Some of us in the Information Security Group at Royal Holloway University of London did a thing; we created the Ethnography Group to, in a slightly more formal way, bring together and make visible our ethnographic work. Our intention is to create a hub - a home - for those of us working at the intersections of ethnography and information security, with a particular focus on the security needs and practices of populations that are under-represented in information security research.

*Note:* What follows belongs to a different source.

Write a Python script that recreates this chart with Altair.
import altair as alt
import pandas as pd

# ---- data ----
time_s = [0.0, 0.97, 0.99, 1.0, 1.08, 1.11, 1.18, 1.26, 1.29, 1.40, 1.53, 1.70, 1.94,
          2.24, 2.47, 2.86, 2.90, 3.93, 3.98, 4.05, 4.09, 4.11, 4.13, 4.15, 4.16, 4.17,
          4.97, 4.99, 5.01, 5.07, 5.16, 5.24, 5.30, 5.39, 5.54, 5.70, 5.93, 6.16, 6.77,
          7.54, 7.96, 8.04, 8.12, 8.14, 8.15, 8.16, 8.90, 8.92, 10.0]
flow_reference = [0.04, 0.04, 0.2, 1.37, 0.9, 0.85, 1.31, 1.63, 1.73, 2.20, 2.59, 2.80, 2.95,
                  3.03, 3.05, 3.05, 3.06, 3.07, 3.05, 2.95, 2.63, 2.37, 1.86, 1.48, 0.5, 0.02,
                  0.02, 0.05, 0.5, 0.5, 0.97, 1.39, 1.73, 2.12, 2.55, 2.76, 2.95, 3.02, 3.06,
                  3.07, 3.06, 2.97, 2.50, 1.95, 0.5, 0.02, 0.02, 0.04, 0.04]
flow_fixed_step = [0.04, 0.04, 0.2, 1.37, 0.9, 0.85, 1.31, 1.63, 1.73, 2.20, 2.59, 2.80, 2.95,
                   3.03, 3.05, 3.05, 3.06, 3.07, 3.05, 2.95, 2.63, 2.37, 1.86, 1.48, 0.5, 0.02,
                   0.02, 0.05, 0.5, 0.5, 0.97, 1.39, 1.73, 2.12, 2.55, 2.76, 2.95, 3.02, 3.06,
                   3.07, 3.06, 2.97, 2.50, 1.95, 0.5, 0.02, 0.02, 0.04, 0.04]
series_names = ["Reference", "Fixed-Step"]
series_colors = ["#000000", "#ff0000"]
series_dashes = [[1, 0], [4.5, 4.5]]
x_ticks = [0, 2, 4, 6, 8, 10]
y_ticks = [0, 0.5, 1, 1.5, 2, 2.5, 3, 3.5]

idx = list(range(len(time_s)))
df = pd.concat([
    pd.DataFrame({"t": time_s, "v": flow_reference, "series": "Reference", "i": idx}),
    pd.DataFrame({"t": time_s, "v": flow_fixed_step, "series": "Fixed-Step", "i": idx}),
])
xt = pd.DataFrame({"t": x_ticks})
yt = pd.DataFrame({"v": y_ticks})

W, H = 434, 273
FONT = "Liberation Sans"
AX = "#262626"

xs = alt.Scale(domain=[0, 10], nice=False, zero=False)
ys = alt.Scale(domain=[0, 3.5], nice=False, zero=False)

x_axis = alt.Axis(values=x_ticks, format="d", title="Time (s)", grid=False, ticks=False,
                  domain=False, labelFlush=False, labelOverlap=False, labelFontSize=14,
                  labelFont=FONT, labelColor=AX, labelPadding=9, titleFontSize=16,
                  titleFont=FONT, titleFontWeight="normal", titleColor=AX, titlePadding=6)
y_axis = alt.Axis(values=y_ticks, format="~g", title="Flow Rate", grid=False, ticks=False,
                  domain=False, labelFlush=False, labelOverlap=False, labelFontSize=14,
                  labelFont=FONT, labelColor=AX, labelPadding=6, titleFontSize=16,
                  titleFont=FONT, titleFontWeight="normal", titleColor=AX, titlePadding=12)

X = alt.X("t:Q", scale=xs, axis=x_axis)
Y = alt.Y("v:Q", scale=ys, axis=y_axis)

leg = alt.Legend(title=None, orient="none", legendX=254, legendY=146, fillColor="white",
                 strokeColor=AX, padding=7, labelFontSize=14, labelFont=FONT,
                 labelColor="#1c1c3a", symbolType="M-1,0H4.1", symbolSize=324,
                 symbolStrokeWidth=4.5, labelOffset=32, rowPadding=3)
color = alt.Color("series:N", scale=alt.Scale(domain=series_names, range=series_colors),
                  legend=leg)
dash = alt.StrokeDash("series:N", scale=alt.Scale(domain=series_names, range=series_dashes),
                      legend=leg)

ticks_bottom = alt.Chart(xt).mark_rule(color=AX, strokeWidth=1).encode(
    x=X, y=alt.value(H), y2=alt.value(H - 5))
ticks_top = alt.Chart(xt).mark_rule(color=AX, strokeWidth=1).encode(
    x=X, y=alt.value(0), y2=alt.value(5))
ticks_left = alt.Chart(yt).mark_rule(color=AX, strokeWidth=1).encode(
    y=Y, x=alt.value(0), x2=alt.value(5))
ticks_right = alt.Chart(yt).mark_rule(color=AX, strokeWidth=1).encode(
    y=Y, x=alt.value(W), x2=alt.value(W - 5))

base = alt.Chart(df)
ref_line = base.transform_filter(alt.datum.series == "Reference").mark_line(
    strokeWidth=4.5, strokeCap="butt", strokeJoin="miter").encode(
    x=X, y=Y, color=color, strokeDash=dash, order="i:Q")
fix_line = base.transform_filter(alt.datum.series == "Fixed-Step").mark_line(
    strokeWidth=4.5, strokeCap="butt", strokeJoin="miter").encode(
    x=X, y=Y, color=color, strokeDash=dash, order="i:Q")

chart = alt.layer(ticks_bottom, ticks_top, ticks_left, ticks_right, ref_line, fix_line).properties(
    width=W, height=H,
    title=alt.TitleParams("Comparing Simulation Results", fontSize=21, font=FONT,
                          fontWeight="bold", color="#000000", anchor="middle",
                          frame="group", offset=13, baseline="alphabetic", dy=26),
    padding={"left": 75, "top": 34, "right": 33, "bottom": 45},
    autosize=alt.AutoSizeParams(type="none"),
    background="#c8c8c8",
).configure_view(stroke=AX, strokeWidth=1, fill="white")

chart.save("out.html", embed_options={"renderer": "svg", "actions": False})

We outline our focus, in a few more words, on our website:
Information security is concerned with securing information – and that which depends on it – from adversaries. Information security is thus a field centrally concerned with conflict, of protecting one interest against the other. Members of the Ethnography Group use ethnographic methods of inquiry to research distinct sites of conflicting interests as a way to understand information security needs and practices held among groups with no institutional representation. This includes research with domestic workers, single-household families on the poverty edge, `data-driven’ policing networks, mobile workforces, protesters, populations in post-conflict contexts, environmental and human-rights activists, to mention a few. Our focus is thus on groups that are under-represented in information security research and concerns the information security needs of people who interact with institutions, while not the institutions themselves.
Personally, I am excited to be working with some amazing researchers who employ ethnographic approaches to understand information security in different contexts and social settings.
As part of the Ethnography Group, we will be running a Reading Group, where we will be discussing a range of ethnographic texts while bringing these into conversation with information security.